Work instructions: Leave out the pictures, and retype only the lines from the beginning of the material through the line that contains "plt.rcParams['font.family'] = ['DejaVu Sans']", including both.
——
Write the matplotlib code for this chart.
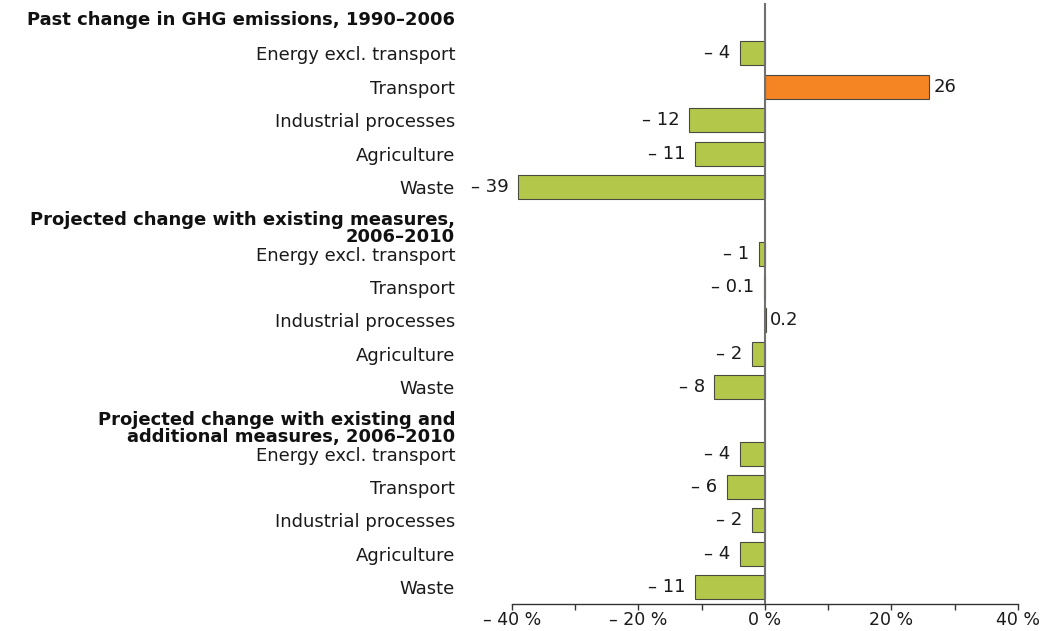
import matplotlib.pyplot as plt
from matplotlib.ticker import MultipleLocator
import matplotlib.transforms as mtransforms

plt.rcParams['font.family'] = ['DejaVu Sans']

# datos
groups = [
    "Past change in GHG emissions, 1990\u20132006",
    "Projected change with existing measures,\n2006\u20132010",
    "Projected change with existing and\nadditional measures, 2006\u20132010",
]
sectors = ["Energy excl. transport", "Transport", "Industrial processes", "Agriculture", "Waste"]
past = [-4, 26, -12, -11, -39]
existing = [-1, -0.1, 0.2, -2, -8]
additional = [-4, -6, -2, -4, -11]
value_labels = [
    ["\u2013 4", "26", "\u2013 12", "\u2013 11", "\u2013 39"],
    ["\u2013 1", "\u2013 0.1", "0.2", "\u2013 2", "\u2013 8"],
    ["\u2013 4", "\u2013 6", "\u2013 2", "\u2013 4", "\u2013 11"],
]
xticks = [-40, -20, 0, 20, 40]
xtick_labels = ["\u2013 40 %", "\u2013 20 %", "0 %", "20 %", "40 %"]

green = '#b3c84a'
orange = '#f58423'
edge = '#4a4a40'
fs = 13

fig = plt.figure(figsize=(10.45, 6.31), dpi=100)
ax = fig.add_axes([0.49, 0.043, 0.484, 0.9516])

ytick_pos = []
ytick_lab = []
row = 0
header_rows = []
for g, vals, labs in zip(groups, [past, existing, additional], value_labels):
    header_rows.append((row, g))
    row += 1
    for s, v, lab in zip(sectors, vals, labs):
        color = orange if v > 5 else green
        ax.barh(row, v, height=0.72, color=color, edgecolor=edge, linewidth=0.8, zorder=2)
        if v >= 0:
            ax.annotate(lab, (v, row), xytext=(3, 0), textcoords='offset points',
                        ha='left', va='center', fontsize=fs, color='#1a1a1a')
        else:
            ax.annotate(lab, (v, row), xytext=(-7, 0), textcoords='offset points',
                        ha='right', va='center', fontsize=fs, color='#1a1a1a')
        ytick_pos.append(row)
        ytick_lab.append(s)
        row += 1

ax.set_ylim(row - 0.5, -0.5)
ax.set_xlim(-40, 40)
ax.set_yticks(ytick_pos)
ax.set_yticklabels(ytick_lab, fontsize=fs, color='#1a1a1a')
ax.tick_params(axis='y', length=0, pad=41)

trans = mtransforms.blended_transform_factory(ax.transAxes, ax.transData)
offset = mtransforms.ScaledTranslation(-41 / 72, 0, fig.dpi_scale_trans)
for r, g in header_rows:
    ax.text(0, r + 0.25 if "\n" in g else r, g, transform=trans + offset, ha='right', va='center',
            fontsize=fs, fontweight='bold', color='#111111', linespacing=0.95)

ax.set_xticks(xticks)
ax.set_xticklabels(xtick_labels, fontsize=12.5, color='#1a1a1a')
ax.xaxis.set_minor_locator(MultipleLocator(10))
ax.tick_params(axis='x', which='both', length=4, width=1, color='#333333', direction='out', pad=1)

ax.axvline(0, color='#707070', linewidth=1.5, zorder=3)
for side in ['top', 'right', 'left']:
    ax.spines[side].set_visible(False)
ax.spines['bottom'].set_color('#333333')
ax.spines['bottom'].set_linewidth(1)

fig.savefig('out.png', dpi=100)
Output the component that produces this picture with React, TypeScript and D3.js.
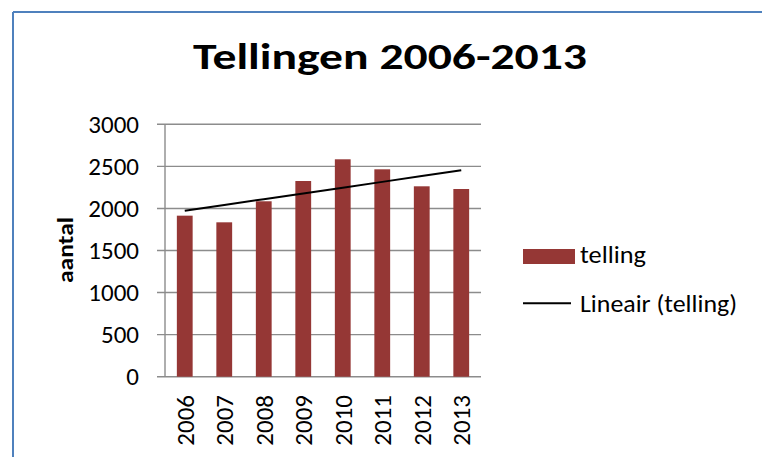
import React from "react";
import * as d3 from "d3";

const categories = ["2006", "2007", "2008", "2009", "2010", "2011", "2012", "2013"];
const telling = [1914, 1835, 2085, 2326, 2584, 2465, 2263, 2231];
const yTicks = [0, 500, 1000, 1500, 2000, 2500, 3000];
const title = "Tellingen 2006-2013";
const yTitle = "aantal";
const legendLabels = ["telling", "Lineair (telling)"];

const FONT = "Carlito, Calibri, Lato, 'Open Sans', sans-serif";

export default function App() {
  const W = 762, H = 457;
  const left = 165, right = 481, top = 124.3, bottom = 376.7;
  const x = d3.scaleBand<string>().domain(categories).range([left, right]).paddingInner(0.6).paddingOuter(0.3);
  const y = d3.scaleLinear().domain([0, 3000]).range([bottom, top]);

  // linear regression (trendline)
  const n = telling.length;
  const xs = d3.range(n);
  const mx = d3.mean(xs)!;
  const my = d3.mean(telling)!;
  const sxy = d3.sum(xs.map((i) => (i - mx) * (telling[i] - my)));
  const sxx = d3.sum(xs.map((i) => (i - mx) ** 2));
  const slope = sxy / sxx;
  const intercept = my - slope * mx;
  const trend = xs.map((i) => [x(categories[i])! + x.bandwidth() / 2, y(intercept + slope * i)] as [number, number]);
  const line = d3.line();

  return (
    <svg width={W} height={H} style={{ position: "absolute", left: 0, top: 0 }}>
      <rect x={0} y={0} width={W} height={H} fill="#fff" />
      <line x1={13} y1={12} x2={W} y2={12} stroke="#4F81BD" strokeWidth={2} />
      <line x1={13} y1={12} x2={13} y2={H} stroke="#4F81BD" strokeWidth={2} />
      <text x={193} y={69} fontFamily={FONT} fontWeight="bold" fontSize={37} fill="#000" textLength={394} lengthAdjust="spacingAndGlyphs">
        {title}
      </text>
      {yTicks.map((t) => (
        <g key={t}>
          <line x1={157} x2={right} y1={y(t)} y2={y(t)} stroke="#8c8c8c" strokeWidth={1.4} />
          <text x={139} y={y(t)} dy="0.35em" textAnchor="end" fontFamily={FONT} fontSize={25} fill="#000">
            {t}
          </text>
        </g>
      ))}
      <line x1={left} x2={left} y1={top} y2={bottom} stroke="#8c8c8c" strokeWidth={1.4} />
      {categories.map((c, i) => (
        <rect key={c} x={x(c)} y={y(telling[i])} width={x.bandwidth()} height={bottom - y(telling[i])} fill="#953735" />
      ))}
      <path d={line(trend)!} fill="none" stroke="#000" strokeWidth={2} />
      {categories.map((c) => (
        <text
          key={c}
          transform={`translate(${x(c)! + x.bandwidth() / 2},395) rotate(-90)`}
          textAnchor="end"
          dy="0.35em"
          fontFamily={FONT}
          fontSize={25}
          fill="#000"
        >
          {c}
        </text>
      ))}
      <text transform="translate(65,250) rotate(-90)" textAnchor="middle" dy="0.35em" fontFamily={FONT} fontWeight="bold" fontSize={22} fill="#000" textLength={66} lengthAdjust="spacingAndGlyphs">
        {yTitle}
      </text>
      <rect x={523} y={249} width={52} height={15} fill="#953735" />
      <text x={580} y={263} fontFamily={FONT} fontSize={25} fill="#000" textLength={66} lengthAdjust="spacingAndGlyphs">{legendLabels[0]}</text>
      <line x1={523} x2={571} y1={303.3} y2={303.3} stroke="#000" strokeWidth={2} />
      <text x={580} y={311.5} fontFamily={FONT} fontSize={25} fill="#000" textLength={157} lengthAdjust="spacingAndGlyphs">{legendLabels[1]}</text>
    </svg>
  );
}
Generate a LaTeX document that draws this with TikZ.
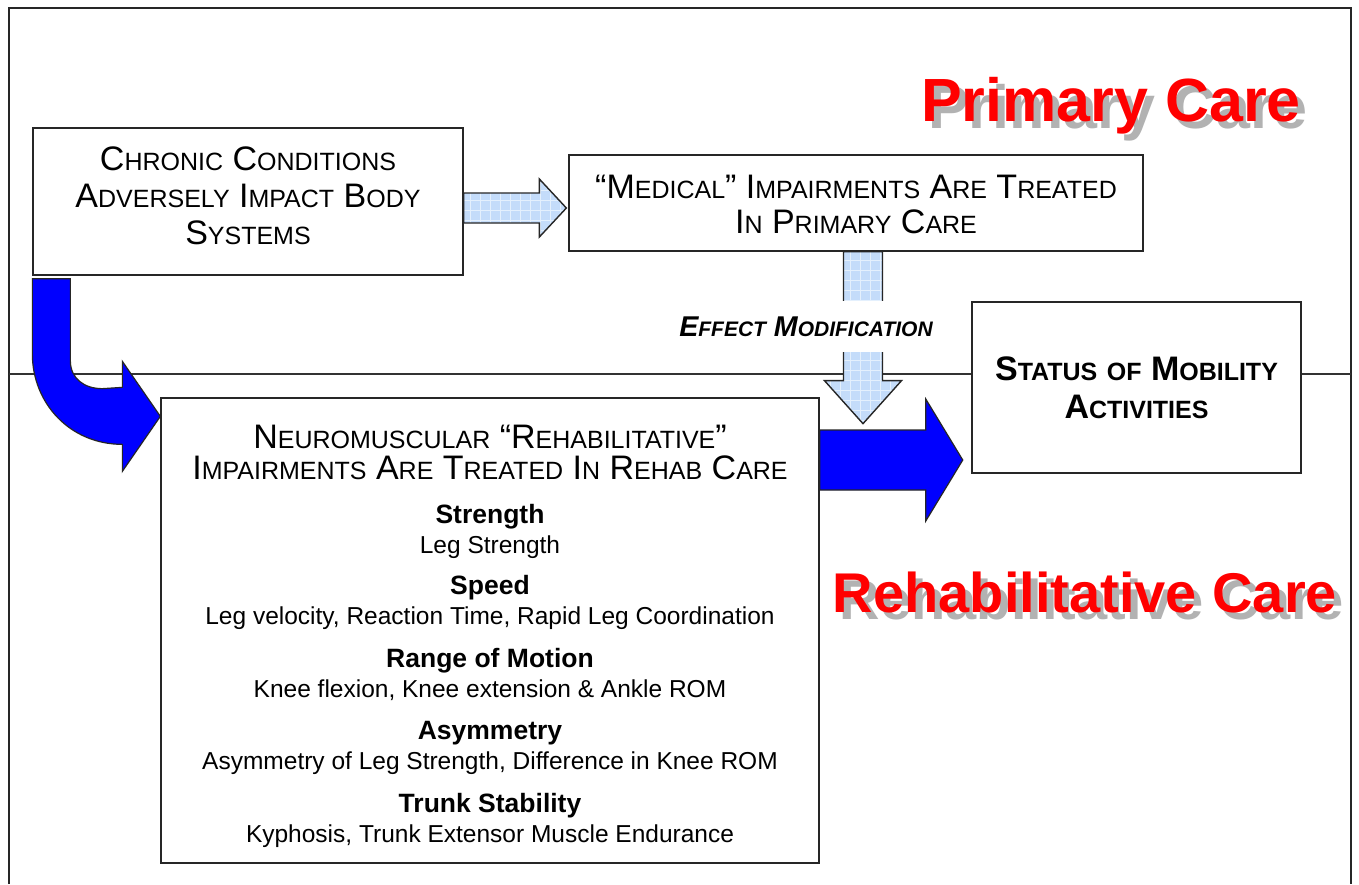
\documentclass[tikz,border=0pt]{standalone}
\usepackage{fontspec}
\setmainfont{Liberation Sans}
\usetikzlibrary{calc}
\def\smsize{25}
\newcommand\sm[1]{{\fontsize{\smsize}{\smsize}\selectfont #1}}
\newcommand\shadowed[1]{\rlap{\hspace*{7pt}\raisebox{-7pt}{\color{black!30}#1}}#1}
\definecolor{liteblue}{RGB}{196,220,250}
\definecolor{litegridc}{RGB}{228,240,253}
\definecolor{deepblue}{RGB}{0,0,255}
\definecolor{titlered}{RGB}{255,0,0}
\newcommand\pathH{($(h1)+(0,-15)$) -- ($(h2)+(-27,-15)$) -- ($(h2)+(-27,-29)$) -- (h2) -- ($(h2)+(-27,29)$) -- ($(h2)+(-27,15)$) -- ($(h1)+(0,15)$) -- cycle}
\newcommand\pathV{($(v1)+(-19.5,0)$) -- ($(v2)+(-19.5,-43)$) -- ($(v2)+(-38.5,-43)$) -- (v2) -- ($(v2)+(38.5,-43)$) -- ($(v2)+(19.5,-43)$) -- ($(v1)+(19.5,0)$) -- cycle}
\begin{document}
\begin{tikzpicture}[x=1pt,y=-1pt,
  box/.style={draw=black!85, line width=1.3pt, fill=white, inner sep=0pt},
  capstxt/.style={font=\fontsize{34}{37}\selectfont, align=center, inner sep=0pt},
  neutxt/.style={font=\fontsize{34}{31}\selectfont, align=center, inner sep=0pt},
  stattxt/.style={font=\fontsize{34}{38}\selectfont\bfseries, align=center, inner sep=0pt},
  efftxt/.style={font=\def\smsize{21}\fontsize{28.6}{30}\selectfont\bfseries\itshape, fill=white, inner xsep=4pt, inner ysep=0pt},
  headtxt/.style={font=\fontsize{26.5}{28}\selectfont\bfseries, anchor=base, inner sep=0pt},
  subtxt/.style={font=\fontsize{24.5}{26}\selectfont, anchor=base, inner sep=0pt},
  titletext/.style={font=\fontsize{61}{61}\selectfont\bfseries, text=titlered, anchor=base, inner sep=0pt},
  rtitletext/.style={titletext, font=\fontsize{56}{56}\selectfont\bfseries},
  frameline/.style={draw=black!85, line width=1.4pt},
  divider/.style={draw=black!80, line width=1.1pt},
  litefill/.style={fill=liteblue},
  litegrid/.style={draw=litegridc, line width=1pt, step=10pt},
  liteoutline/.style={draw=black!85, line width=1.4pt, line join=miter},
  bluearrow/.style={fill=deepblue, draw=black!85, line width=1.2pt, line join=miter}
]
\useasboundingbox (0,0) rectangle (1359,884);
\fill[white] (0,0) rectangle (1359,884);

% frame and divider
\coordinate (fbl) at (9,884);
\coordinate (ftl) at (9,8);
\coordinate (ftr) at (1351,8);
\coordinate (fbr) at (1351,884);
\coordinate (dl) at (9,374);
\coordinate (dr) at (1351,374);
\draw[frameline] (fbl) -- (ftl) -- (ftr) -- (fbr);
\draw[divider] (dl) -- (dr);

% titles (text with drop shadow)
\node[titletext] (pc) at (1111,121) {\shadowed{Primary Care}};
\node[rtitletext] (rc) at (1085,612) {\shadowed{Rehabilitative Care}};

% boxes
\node[box, minimum width=430pt, minimum height=147pt] (chronic) at (248,201.5) {};
\node[capstxt] (chronictxt) at (248,195.5) {C\sm{HRONIC} C\sm{ONDITIONS}\\A\sm{DVERSELY} I\sm{MPACT} B\sm{ODY}\\S\sm{YSTEMS}};

\node[box, minimum width=574pt, minimum height=96pt] (medical) at (856,203) {};
\node[capstxt, font=\fontsize{34}{35}\selectfont] (medicaltxt) at (856,204.5) {“M\sm{EDICAL}” I\sm{MPAIRMENTS} A\sm{RE} T\sm{REATED}\\I\sm{N} P\sm{RIMARY} C\sm{ARE}};

\node[box, line width=2.5pt, minimum width=329pt, minimum height=171pt] (status) at (1136.5,387.5) {};
\node[stattxt] (statustxt) at (1136.5,388) {S\sm{TATUS} \sm{OF} M\sm{OBILITY}\\A\sm{CTIVITIES}};

\node[box, minimum width=658pt, minimum height=465pt] (neuro) at (490,630.5) {};
\node[neutxt] (neurotxt) at (490,452.5) {N\sm{EUROMUSCULAR} “R\sm{EHABILITATIVE}”\\I\sm{MPAIRMENTS} A\sm{RE} T\sm{REATED} I\sm{N} R\sm{EHAB} C\sm{ARE}};
\node[headtxt] (h1t) at (490,523) {Strength};
\node[subtxt] (s1t) at (490,553) {Leg Strength};
\node[headtxt] (h2t) at (490,594) {Speed};
\node[subtxt] (s2t) at (490,624) {Leg velocity, Reaction Time, Rapid Leg Coordination};
\node[headtxt] (h3t) at (490,667) {Range of Motion};
\node[subtxt] (s3t) at (490,697) {Knee flexion, Knee extension \& Ankle ROM};
\node[headtxt] (h4t) at (490,739) {Asymmetry};
\node[subtxt] (s4t) at (490,769) {Asymmetry of Leg Strength, Difference in Knee ROM};
\node[headtxt] (h5t) at (490,812) {Trunk Stability};
\node[subtxt] (s5t) at (490,842) {Kyphosis, Trunk Extensor Muscle Endurance};

% light horizontal arrow chronic -> medical
\coordinate (h1) at ($(chronic.east)+(0,6.5)$);
\coordinate (h2) at ($(medical.west)+(-2,5)$);
\begin{scope}
  \clip \pathH;
  \fill[litefill] (440,170) rectangle (580,250);
  \draw[litegrid] (440,170) grid (580,250);
\end{scope}
\draw[liteoutline] \pathH;

% light vertical arrow medical -> blue arrow
\coordinate (v1) at ($(medical.south)+(7,0)$);
\coordinate (v2) at ($(v1)+(0,172)$);
\begin{scope}
  \clip \pathV;
  \fill[litefill] (820,250) rectangle (910,430);
  \draw[litegrid] (820,250) grid (910,430);
\end{scope}
\draw[liteoutline] \pathV;
\node[efftxt, minimum height=51pt] (effect) at (806,326.5) {E\sm{FFECT} M\sm{ODIFICATION}};

% blue arrow neuro -> status
\coordinate (b1) at ($(neuro.east)+(0,-170.5)$);
\coordinate (b2) at ($(status.west)+(-8,72.5)$);
\draw[bluearrow] ($(b1)+(0,-30)$) -- ($(b2)+(-37,-30)$) -- ($(b2)+(-37,-61)$) -- (b2) -- ($(b2)+(-37,61)$) -- ($(b2)+(-37,30)$) -- ($(b1)+(0,30)$) -- cycle;

% curved blue arrow chronic -> neuro
\coordinate (c0) at ($(chronic.south west)+(0,3)$);
\coordinate (ct) at ($(neuro.north west)+(0,19)$);
\draw[bluearrow] (c0) -- ($(c0)+(38,0)$) -- ($(c0)+(38,82)$)
  .. controls ($(c0)+(38,100)$) and ($(c0)+(52,110)$) .. ($(c0)+(70,110)$)
  -- ($(ct)+(-38,-29)$) -- ($(ct)+(-38,-55)$) -- (ct) -- ($(ct)+(-38,55)$) -- ($(ct)+(-38,28)$)
  .. controls ($(ct)+(-90,28)$) and ($(c0)+(0,125)$) .. ($(c0)+(0,75)$) -- cycle;
\end{tikzpicture}
\end{document}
——
Problem solution:
Write the matplotlib code for this chart.
import matplotlib.pyplot as plt
from matplotlib.ticker import MultipleLocator
import matplotlib.transforms as mtransforms

plt.rcParams['font.family'] = ['DejaVu Sans']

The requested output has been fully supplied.